Sabah also said the residence has a parking lot that could take at least 500 cars. A reporter with Today's Zaman counted as many as 20 cars in an almost filled parking lot on Sunday, a day when visitors come to listen to Gülen's famous "Bamteli" Sunday talks. The talks are streamed through his website. Even Sabah's own photos showed the small parking lot with only 10 cars parked at that time.
Sabah also seems intent on downplaying the monthly bills of Erdoğan's palace, officially TL 20 million ($8 million). Sabah claimed at least $100,000 is spent daily for food and personnel in Gülen's compound in Saylorsburg. Polat described the claim as a "product of imagination" and called the figure "ludicrous." He added that the foundation employs only 10 personnel and is a transparent organization inspected by officials, inviting the reporters to take a look at publicly accessible figures.

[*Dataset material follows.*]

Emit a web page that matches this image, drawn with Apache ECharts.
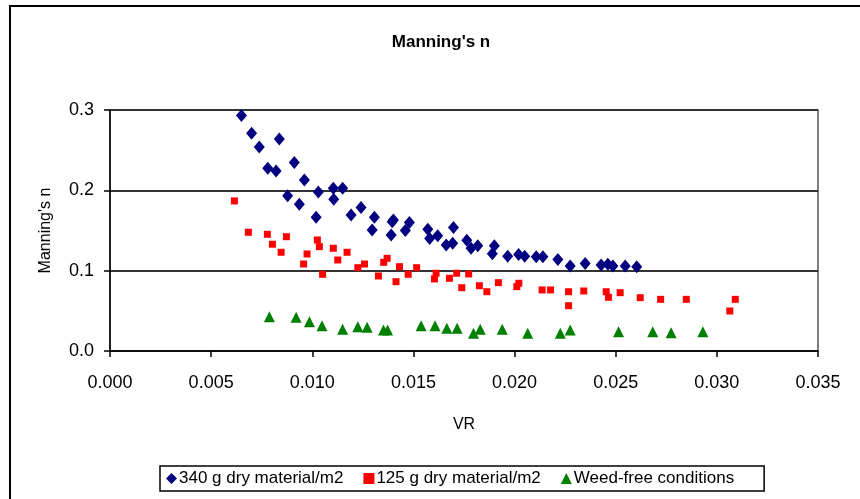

The government's stress on the foundation's premises in this Pennsylvania town is a sign that the ruling party's image has been badly damaged by the debates over the lavish lifestyle of its officials. Görmez, who was under fire for driving a Mercedes worth TL 1 million, visited Gaza on Monday. Standing outside a building damaged by an Israeli air strike last summer and with a Palestinian kaffiyeh wrapped around his neck, Görmez pledged that Turkey would help rebuild destroyed mosques in Gaza.